--- start ---
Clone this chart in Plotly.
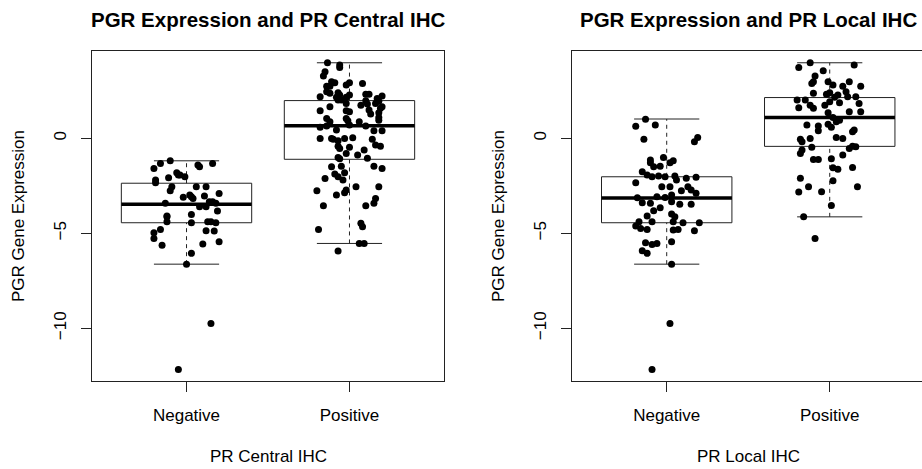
import plotly.graph_objects as go

# ---------------- data ----------------
categories = ["Negative", "Positive"]
y_tick_vals = [-10, -5, 0]
panel_titles = ["PGR Expression and PR Central IHC", "PGR Expression and PR Local IHC"]
x_titles = ["PR Central IHC", "PR Local IHC"]
y_title = "PGR Gene Expression"

# box statistics: [lower whisker, Q1, median, Q3, upper whisker]
central_neg_stats = [-6.62, -4.44, -3.46, -2.36, -1.18]
central_pos_stats = [-5.53, -1.10, 0.66, 1.99, 3.98]
local_neg_stats = [-6.62, -4.44, -3.14, -2.02, 1.02]
local_pos_stats = [-4.13, -0.42, 1.10, 2.15, 3.98]

# jittered points (x = jittered group position, y = expression)
central_neg_x = [0.90, 0.84, 0.80, 1.07, 1.08, 1.16, 0.94, 0.95, 0.96, 0.99, 0.89, 0.81, 0.81,
                 0.91, 0.90, 1.06, 1.12, 0.98, 1.02, 1.03, 1.04, 1.11, 1.20, 0.87, 1.08, 1.12,
                 1.16, 1.18, 1.14, 1.19, 1.03, 0.88, 0.88, 0.88, 1.03, 1.13, 1.15, 1.18, 0.80,
                 0.84, 1.12, 1.17, 0.80, 0.85, 1.20, 1.10, 1.03, 1.00, 1.15, 0.95]
central_neg_y = [-1.18, -1.32, -1.58, -1.40, -1.49, -1.32, -1.81, -1.93, -1.93, -2.02, -2.07, -2.19, -2.34,
                 -2.54, -2.75, -2.54, -2.54, -3.10, -2.98, -3.07, -3.16, -3.03, -2.90, -3.42, -3.60, -3.60,
                 -3.33, -3.42, -3.33, -3.82, -4.00, -4.12, -4.08, -4.39, -4.44, -4.39, -4.39, -4.44, -4.97,
                 -4.79, -4.86, -4.88, -5.27, -5.62, -5.44, -5.56, -6.05, -6.62, -9.74, -12.16]

central_pos_x = [1.865, 1.94, 1.94, 1.85, 1.84, 1.89, 1.91, 1.86, 1.88, 2.00, 1.98, 2.08, 1.86, 1.88,
                 1.93, 1.94, 1.92, 1.82, 2.00, 1.98, 2.10, 2.12, 2.20, 2.17, 1.93, 1.95, 1.98, 2.07,
                 2.11, 2.10, 2.18, 2.16, 2.20, 2.19, 1.82, 1.88, 1.98, 2.00, 2.12, 2.13, 2.18, 1.86,
                 1.88, 1.86, 1.82, 1.98, 1.99, 2.00, 2.06, 2.10, 2.18, 2.18, 1.92, 2.15, 2.20, 1.82,
                 1.89, 1.90, 1.93, 1.97, 2.02, 2.14, 2.16, 2.19, 1.93, 1.94, 2.00, 1.98, 2.09, 2.05,
                 2.11, 1.93, 1.94, 1.89, 1.95, 2.15, 2.20, 1.91, 1.93, 1.97, 1.96, 1.85, 1.80, 1.92,
                 1.97, 1.98, 2.04, 2.18, 1.84, 2.10, 2.15, 2.16, 1.81, 2.07, 2.08, 2.06, 2.09, 1.93]
central_pos_y = [3.98, 3.86, 3.73, 3.51, 3.28, 2.98, 2.93, 2.75, 2.75, 2.93, 2.81, 2.89, 2.45, 2.37,
                 2.40, 2.28, 2.16, 2.19, 2.28, 2.16, 2.33, 2.33, 2.23, 2.10, 2.02, 2.02, 1.84, 1.75,
                 1.81, 1.98, 1.96, 1.84, 1.66, 1.58, 1.45, 1.66, 1.45, 1.40, 1.49, 1.28, 1.35, 1.05,
                 0.88, 0.65, 0.58, 1.05, 0.93, 0.70, 0.88, 0.65, 1.10, 0.96, 0.44, 0.40, 0.40, 0.00,
                 0.00, -0.05, -0.12, 0.00, 0.03, -0.05, -0.35, -0.41, -0.41, -0.53, -0.47, -0.79, -0.61, -0.88,
                 -1.05, -1.00, -1.07, -1.49, -1.46, -1.46, -1.58, -1.88, -2.02, -1.81, -2.19, -2.11, -2.76, -2.98,
                 -2.86, -2.72, -2.54, -2.54, -3.54, -3.54, -3.42, -3.16, -4.79, -4.47, -4.65, -5.53, -5.53, -5.93]

local_neg_x = [0.87, 0.81, 0.93, 0.86, 1.19, 1.17, 0.98, 0.90, 0.90, 1.04, 1.02, 0.96, 0.92, 0.85,
               0.88, 0.91, 0.95, 0.99, 1.05, 1.06, 1.12, 1.18, 0.81, 0.97, 1.02, 1.09, 1.13, 1.15,
               1.18, 0.82, 0.85, 0.90, 0.94, 0.99, 1.03, 1.03, 1.08, 1.15, 0.92, 0.96, 0.88, 1.03,
               1.05, 0.83, 0.91, 1.04, 1.10, 1.20, 0.81, 0.84, 0.88, 1.04, 1.07, 1.17, 0.87, 0.91,
               0.94, 1.03, 0.85, 0.88, 1.03, 1.02, 0.91]
local_neg_y = [1.01, 0.64, 0.70, -0.04, 0.05, -0.18, -1.00, -1.14, -1.28, -1.18, -1.28, -1.46, -1.49, -1.75,
               -1.93, -2.02, -1.98, -2.02, -1.98, -2.19, -2.10, -2.05, -2.33, -2.54, -2.54, -2.75, -2.54, -2.72,
               -2.89, -3.13, -3.39, -3.42, -3.07, -3.11, -2.98, -3.33, -3.46, -3.46, -3.81, -3.65, -4.09, -3.98,
               -4.12, -4.39, -4.39, -4.39, -4.44, -4.44, -4.61, -4.74, -4.79, -4.82, -4.79, -4.86, -5.49, -5.58,
               -5.53, -5.44, -5.92, -6.05, -6.62, -9.74, -12.16]

local_pos_x = [1.88, 2.15, 1.81, 1.96, 1.91, 1.90, 1.89, 1.99, 2.02, 2.08, 2.12, 2.19, 1.90, 1.98,
               2.00, 2.05, 2.03, 2.10, 2.16, 1.80, 1.85, 1.88, 1.90, 1.81, 1.97, 2.00, 2.06, 2.11,
               2.18, 2.19, 2.12, 1.99, 2.02, 2.06, 2.04, 1.99, 2.01, 1.86, 1.93, 1.93, 1.88, 2.04,
               2.08, 1.82, 1.83, 2.15, 2.14, 2.14, 2.16, 2.12, 1.89, 1.82, 1.83, 2.08, 1.90, 1.93,
               2.01, 2.02, 2.05, 2.14, 1.82, 1.87, 1.81, 1.95, 2.02, 2.17, 2.01, 1.84, 1.91]
local_pos_y = [3.98, 3.86, 3.73, 3.56, 3.28, 2.98, 2.89, 2.98, 2.81, 2.75, 2.98, 2.75, 2.37, 2.33,
               2.40, 2.28, 2.16, 2.45, 2.19, 2.02, 2.02, 1.75, 1.58, 1.61, 1.75, 1.93, 1.87, 2.19,
               1.84, 1.40, 1.40, 1.35, 1.10, 0.96, 0.88, 0.75, 0.58, 0.70, 0.65, 0.40, 0.00, 0.05,
               0.00, -0.05, -0.18, 0.44, 0.35, -0.41, -0.44, -0.53, -0.47, -0.79, -0.61, -0.88, -1.11, -1.11,
               -1.07, -1.55, -1.62, -1.53, -2.10, -2.54, -2.82, -2.81, -2.23, -2.54, -3.53, -4.13, -5.27]

# ---------------- figure ----------------
W, H = 922, 469
FONT = "Liberation Sans, Arial, Helvetica, sans-serif"
LINE = "#222222"

panels = [
    dict(xa="x", ya="y", groups=[(central_neg_stats, central_neg_x, central_neg_y),
                                 (central_pos_stats, central_pos_x, central_pos_y)]),
    dict(xa="x2", ya="y2", groups=[(local_neg_stats, local_neg_x, local_neg_y),
                                   (local_pos_stats, local_pos_x, local_pos_y)]),
]

fig = go.Figure()


def seg(xs, ys, xa, ya, width=1, dash="solid", color=LINE):
    fig.add_trace(go.Scatter(x=xs, y=ys, xaxis=xa, yaxis=ya, mode="lines",
                             line=dict(color=color, width=width, dash=dash),
                             hoverinfo="skip", showlegend=False))


for p in panels:
    xa, ya = p["xa"], p["ya"]
    for i, (stats, px, py) in enumerate(p["groups"]):
        pos = i + 1
        lw, q1, med, q3, uw = stats
        hw, cw = 0.4, 0.2
        seg([pos, pos], [lw, q1], xa, ya, dash="4px,4px")
        seg([pos, pos], [q3, uw], xa, ya, dash="4px,4px")
        seg([pos - cw, pos + cw], [lw, lw], xa, ya)
        seg([pos - cw, pos + cw], [uw, uw], xa, ya)
        seg([pos - hw, pos + hw, pos + hw, pos - hw, pos - hw], [q1, q1, q3, q3, q1], xa, ya)
        seg([pos - hw, pos + hw], [med, med], xa, ya, width=3.5, color="black")
    for i, (stats, px, py) in enumerate(p["groups"]):
        fig.add_trace(go.Scatter(x=px, y=py, xaxis=xa, yaxis=ya, mode="markers",
                                 marker=dict(color="black", size=7, line=dict(width=0)),
                                 showlegend=False, hoverinfo="skip"))

ydom = [1 - 381 / H, 1 - 51 / H]
yrange = [-12.77, 4.60]

common_x = dict(tickvals=[1, 2], ticktext=categories, ticks="outside", ticklen=10,
                tickcolor=LINE, showline=True, linecolor=LINE, linewidth=1, mirror=True,
                showgrid=False, zeroline=False, tickfont=dict(family=FONT, size=17, color="black"),
                ticklabelstandoff=9)
common_y = dict(tickvals=y_tick_vals, range=yrange, ticks="outside", ticklen=10, tickcolor=LINE,
                showline=True, linecolor=LINE, linewidth=1, showgrid=False, zeroline=False,
                tickangle=-90, tickfont=dict(family=FONT, size=17, color="black"),
                ticklabelstandoff=8)

fig.update_layout(
    width=W, height=H, margin=dict(l=0, r=0, t=0, b=0),
    paper_bgcolor="white", plot_bgcolor="white", showlegend=False,
    xaxis=dict(domain=[92 / W, 444 / W], range=[0.42, 2.58], anchor="y", **common_x),
    yaxis=dict(domain=ydom, anchor="x", mirror=True, **common_y),
    xaxis2=dict(domain=[572 / W, 1.0], range=[0.419, 2.566], anchor="y2", **common_x),
    yaxis2=dict(domain=ydom, anchor="x2", mirror=False, **common_y),
)

ann = []
for k, (cx, ylab_x) in enumerate([(268, 18), (748, 498)]):
    ann.append(dict(text="<b>" + panel_titles[k] + "</b>", x=cx / W, y=1 - 20 / H,
                    xref="paper", yref="paper", showarrow=False, xanchor="center", yanchor="middle",
                    font=dict(family=FONT, size=20.5, color="black")))
    ann.append(dict(text=x_titles[k], x=cx / W, y=1 - 456 / H,
                    xref="paper", yref="paper", showarrow=False, xanchor="center", yanchor="middle",
                    font=dict(family=FONT, size=17, color="black")))
    ann.append(dict(text=y_title, x=ylab_x / W, y=1 - 216 / H, textangle=-90,
                    xref="paper", yref="paper", showarrow=False, xanchor="center", yanchor="middle",
                    font=dict(family=FONT, size=17, color="black")))
fig.update_layout(annotations=ann)

fig.write_html("out.html")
--- end ---
**Work instructions**
The lines from the top of the data above through the one holding "import plotly.graph_objects as go" are to be repeated exactly, and only those, with no pictures.

**Written answer**
Clone this chart in Plotly.
import plotly.graph_objects as go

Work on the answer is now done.